The Theme of One-Sided Devotion
At its core, the lyric is about unequal love and the particular pain it causes. The narrator gave everything he had and stayed present through all the difficult stretches, only to discover that his partner was nowhere to be found the moment he most needed her support in return. The hurt is sharpened by a deep sense of betrayal, the feeling of having served as a faithful anchor for someone who quietly drifted away without any warning or explanation.
Maps as Metaphor
The recurring image of maps and following them suggests a man obsessively retracing every route, every shared street and place, trying to locate a person who has slipped completely out of reach. It evokes the helpless, circular search that follows a sudden departure, the way a heartbroken mind keeps doubling back over its own steps looking for the exact spot where everything quietly went wrong. The maps lead nowhere, which is precisely the ache the song is built around.

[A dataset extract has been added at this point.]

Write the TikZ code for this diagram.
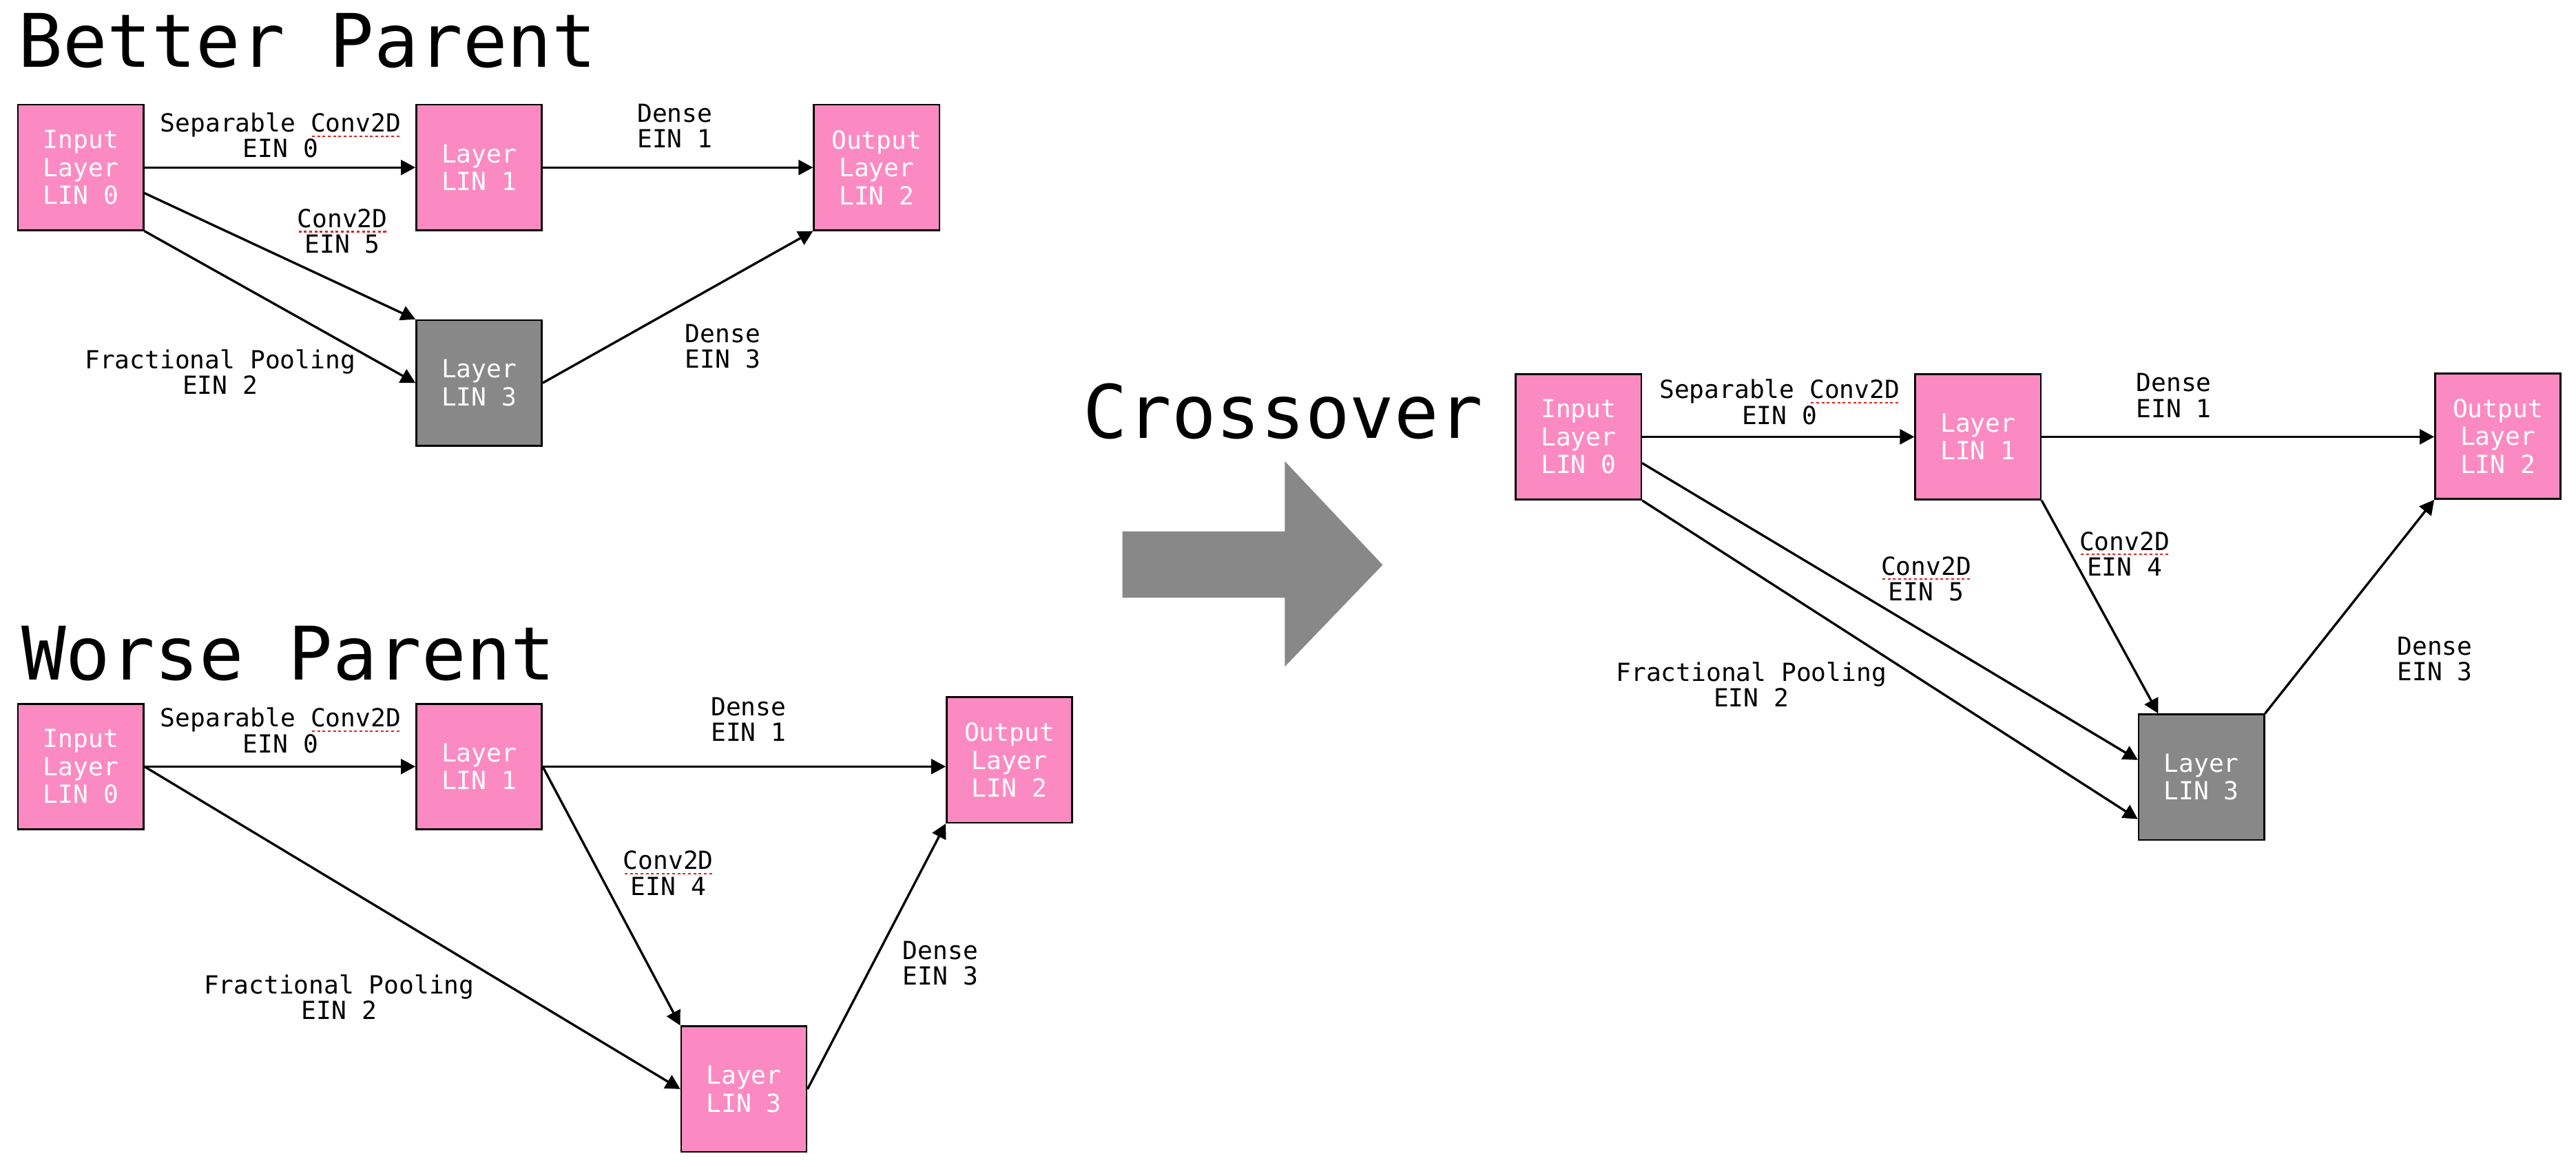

The Tension Between Sound and Sentiment
Much of the song's emotional power comes directly from its contradiction between bright music and bitter words. The euphoric, propulsive arrangement mirrors the way real people so often keep moving, smiling and functioning in public while privately coming apart at the seams. That deliberate gap between cheerful surface and devastated feeling is exactly what makes the track linger in the mind long after it ends, because it sounds the way heartbreak frequently looks from the outside.
Why It Resonated
Plenty of listeners know the very specific loneliness of loving someone far more than they love you back, of being the dependable one who is ultimately left behind. By pairing that universal ache with an utterly irresistible hook, Maroon 5 created a song people could blast happily at a party and then quietly relate to alone at two in the morning. That dual life, fun and forlorn at once, is the entire reason it stuck so firmly to the culture. It is the kind of song that can soundtrack a wedding reception and a lonely drive home from one with equal honesty, and that flexibility of feeling kept it alive in playlists for years after its chart run ended.